Hillary Clinton, D-N.Y., who also sits on the committee. “His
questions have been very pointed and helpful in sorting out the
situation we’re investigating.”
For more than four years, Graham served as a chief Air Force
prosecutor in Europe, handling everything from rape to murder
cases.
“No one else on the committee has his knowledge of military law,”
said U.S. Sen. John McCain, R-Ariz.
His experience, Graham said, makes him angry both at those who
are criticizing President Bush over the prison scandal and those who
think what happened in Abu Ghraib prison was anything less than — in
his words — “perverted.”
At the same time, Graham expresses confidence in the military’s
ability to right the situation.
“I can tell you from personal experience that our military legal
system will stand behind a whistle-blower.”
HE WAS IN THAT ROLE
Graham should know: He was that whistle-blower in a case handed
to him during his early days as an Air Force defense attorney. Of
the scores of cases he has handled, he said, this is the one he has
thought about most lately.
It was 1984, and a young Air Force captain had been accused of
using marijuana. Tests showed it in his blood.
Graham, then a baby-faced defense attorney assigned to Shaw Air
Force Base, was appointed to defend him.
He won an acquittal for the captain and eventually appeared on
“60 Minutes,” explaining widespread flaws in the Air Force’s drug
testing system, a system that eventually would be dismantled.
But an insider’s knowledge of military justice alone has not
raised Graham’s profile during the internationally broadcast
hearings on Abu Ghraib.
As anyone who watched him as a young congressman during President
Clinton’s Monica Lewinsky scandal remembers, Graham has cultivated a
gift for boiling down messy scandals into folksy sound bites.
“Is this Watergate or Peyton Place?” he asked as the House
Judiciary Committee debated impeaching Clinton.
READING PEOPLE WELL
Graham grew up in Seneca in a mill village where his parents ran
The Sanitary Cafe, a bar. He learned the art of conversation as a
child, helping out behind the bar. He was the class clown in high
school and a psychology major at USC who read people well.
In private practice, he talked to jurors as if they were sitting
in The Sanitary Cafe, just having a conversation.
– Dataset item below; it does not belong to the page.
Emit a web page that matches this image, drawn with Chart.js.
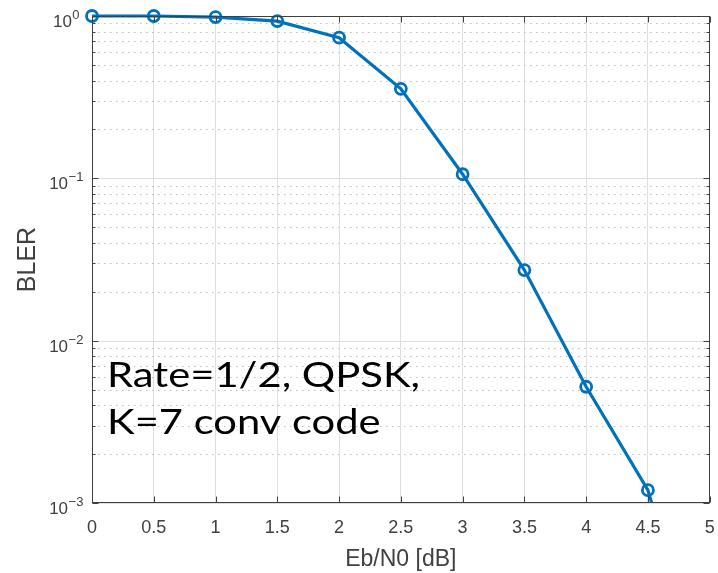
<!DOCTYPE html>
<html>
<head>
<meta charset="utf-8">
<script src="https://cdn.jsdelivr.net/npm/chart.js@4.4.1/dist/chart.umd.min.js"></script>
<style>
  html, body { margin: 0; padding: 0; background: #fff; }
</style>
</head>
<body>
<canvas id="blerChart" width="718" height="573"></canvas>
<script>
// Eb/N0 sweep and BLER (last point runs off the bottom)
const ebn0 = [0, 0.5, 1, 1.5, 2, 2.5, 3, 3.5, 4, 4.5, 5];
const bler = [1.0, 1.0, 0.985, 0.93, 0.735, 0.356, 0.106, 0.0272, 0.0052, 0.0012, 0.00006];

// Axis ticks
const xTickValues = [0, 0.5, 1, 1.5, 2, 2.5, 3, 3.5, 4, 4.5, 5];
const xTickLabels = ["0", "0.5", "1", "1.5", "2", "2.5", "3", "3.5", "4", "4.5", "5"];
const yTickValues = [1e-3, 1e-2, 1e-1, 1];
const yTickExponents = ["\u22123", "\u22122", "\u22121", "0"];
const yMinorSteps = [2, 3, 4, 5, 6, 7, 8, 9];

// Text box laid over the plot
const noteLines = ["Rate=1/2, QPSK,", "K=7 conv code"];

const AXIS_COLOR = "#404040";
const LINE_COLOR = "#0072BD";

// MATLAB-ish axes: log grid, inward ticks, box, 10^n labels, note
const matlabAxes = {
  id: "matlabAxes",
  beforeDatasetsDraw(chart) {
    const { ctx, chartArea: a, scales: { y } } = chart;
    ctx.save();
    ctx.lineWidth = 1;

    // minor dotted lines
    ctx.strokeStyle = "#bdbdbd";
    ctx.setLineDash([1.5, 4.5]);
    yTickValues.slice(0, -1).forEach(base => {
      yMinorSteps.forEach(m => {
        const py = Math.round(y.getPixelForValue(base * m)) + 0.5;
        ctx.beginPath();
        ctx.moveTo(a.left, py);
        ctx.lineTo(a.right, py);
        ctx.stroke();
      });
    });

    // decade lines
    ctx.setLineDash([]);
    ctx.strokeStyle = "#dedede";
    yTickValues.forEach(v => {
      const py = Math.round(y.getPixelForValue(v)) + 0.5;
      ctx.beginPath();
      ctx.moveTo(a.left, py);
      ctx.lineTo(a.right, py);
      ctx.stroke();
    });
    ctx.restore();
  },
  afterDatasetsDraw(chart) {
    const { ctx, chartArea: a, scales: { x, y } } = chart;
    const L = Math.round(a.left) + 0.5;
    const R = Math.round(a.right) - 0.5;
    const T = Math.round(a.top) + 0.5;
    const B = Math.round(a.bottom) - 0.5;

    ctx.save();
    ctx.strokeStyle = AXIS_COLOR;
    ctx.lineWidth = 1;
    ctx.strokeRect(L, T, R - L, B - T);

    ctx.beginPath();
    xTickValues.forEach(v => {
      const px = Math.round(x.getPixelForValue(v)) + 0.5;
      ctx.moveTo(px, B); ctx.lineTo(px, B - 6);
      ctx.moveTo(px, T); ctx.lineTo(px, T + 6);
    });
    yTickValues.forEach((base, i) => {
      const py = Math.round(y.getPixelForValue(base)) + 0.5;
      ctx.moveTo(L, py); ctx.lineTo(L + 6, py);
      ctx.moveTo(R, py); ctx.lineTo(R - 6, py);
      if (i < yTickValues.length - 1) {
        yMinorSteps.forEach(m => {
          const pm = Math.round(y.getPixelForValue(base * m)) + 0.5;
          ctx.moveTo(L, pm); ctx.lineTo(L + 3, pm);
          ctx.moveTo(R, pm); ctx.lineTo(R - 3, pm);
        });
      }
    });
    ctx.stroke();

    // y labels as 10 with a raised exponent
    ctx.fillStyle = AXIS_COLOR;
    ctx.textBaseline = "alphabetic";
    ctx.textAlign = "left";
    yTickValues.forEach((v, i) => {
      const py = y.getPixelForValue(v);
      ctx.font = "17px 'Liberation Sans'";
      const wBase = ctx.measureText("10").width;
      ctx.font = "13px 'Liberation Sans'";
      const wExp = ctx.measureText(yTickExponents[i]).width;
      const x0 = 66 - (wBase + wExp) / 2;
      ctx.font = "17px 'Liberation Sans'";
      ctx.fillText("10", x0, py + 11);
      ctx.font = "13px 'Liberation Sans'";
      ctx.fillText(yTickExponents[i], x0 + wBase + 0.5, py + 3);
    });
    ctx.restore();
  },
  afterDraw(chart) {
    const { ctx, chartArea: a } = chart;
    ctx.save();
    ctx.fillStyle = "#000";
    ctx.font = "34px Lato";
    ctx.textBaseline = "alphabetic";
    ctx.textAlign = "left";
    const sx = 313 / ctx.measureText(noteLines[0]).width;
    noteLines.forEach((line, i) => {
      ctx.save();
      ctx.translate(a.left + 15, 387 + i * 47);
      ctx.scale(sx, 1);
      ctx.fillText(line, 0, 0);
      ctx.restore();
    });
    ctx.restore();
  }
};

const ctx = document.getElementById("blerChart").getContext("2d");
const blerChart = new Chart(ctx, {
  type: "line",
  data: {
    labels: ebn0,
    datasets: [{
      label: "BLER",
      data: ebn0.map((v, i) => ({ x: v, y: bler[i] })),
      borderColor: LINE_COLOR,
      borderWidth: 3.2,
      tension: 0,
      pointStyle: "circle",
      pointRadius: 5.5,
      pointBorderWidth: 2.8,
      pointBorderColor: LINE_COLOR,
      pointBackgroundColor: "rgba(0,0,0,0)",
      clip: { left: 10, top: 10, right: 10, bottom: 0 }
    }]
  },
  options: {
    responsive: false,
    animation: false,
    devicePixelRatio: 1,
    layout: { padding: { top: 16, right: 6, left: 0, bottom: 0 } },
    plugins: {
      legend: { display: false },
      tooltip: { enabled: false }
    },
    scales: {
      x: {
        type: "linear",
        min: 0,
        max: 5,
        afterBuildTicks: s => { s.ticks = xTickValues.map(v => ({ value: v })); },
        afterFit: s => { s.height = 70; s.paddingLeft = 0; s.paddingRight = 0; },
        ticks: {
          padding: 14,
          color: AXIS_COLOR,
          font: { family: "'Liberation Sans'", size: 18 },
          callback: v => xTickLabels[xTickValues.indexOf(v)]
        },
        grid: { color: "#dedede", lineWidth: 1, drawTicks: false },
        border: { display: false },
        title: {
          display: true,
          text: "Eb/N0 [dB]",
          color: AXIS_COLOR,
          font: { family: "'Liberation Sans'", size: 23 },
          padding: { top: 0, bottom: 0 }
        }
      },
      y: {
        type: "logarithmic",
        min: 1e-3,
        max: 1,
        afterFit: s => { s.width = 92; },
        ticks: { display: false },
        grid: { display: false },
        border: { display: false },
        title: {
          display: true,
          text: "BLER",
          color: AXIS_COLOR,
          font: { family: "'Liberation Sans'", size: 25 },
          padding: { top: 13, bottom: 0 }
        }
      }
    }
  },
  plugins: [matlabAxes]
});
</script>
</body>
</html>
Graham used that same regular-guy tone Friday during the first
installment of the prison abuse hearings. Secretary of Defense
Donald Rumsfeld sat before the Armed Services Committee, and Graham,
straightforward and simply, asked Rumsfeld the question on
everyone’s mind: “What do you say to those people who are calling
for your resignation?”
Rumsfeld said he was in charge and capable of remaining in
charge.
Before the committee hearings Tuesday, Graham defended
Rumsfeld.
“Secretary Rumsfeld has to manage the whole war. It would be
unfair for him to take a fall if this is just a limited activity of
a few people or a prison poorly run.”
‘BLUE-COLLAR WORLD’
Unlike other Republicans on the committee, Graham has not
supported Rumsfeld unconditionally. On NBC’s “Meet the Press”
Sunday, he berated Vice President Dick Cheney for suggesting that
the Senate leave Rumsfeld alone.
And repeatedly, Graham has warned that it better not just be the
lower-ranking soldiers responsible for humiliating Iraqi prisoners
who lose their jobs and do their time.
That is only fair, said Graham, a fairness built into the Code of
Military Justice he says must be reflected in the prosecution of
these soldiers.
“Probably the core issue here is, we just don’t want a bunch of
privates and sergeants to be the scapegoats here,” he said on “Meet
the Press.” “Most of my friends entered the military as privates and
sergeants.
“I grew up in a blue-collar world, and I’m just concerned that
when big things happen, that little guys don’t take the fall.”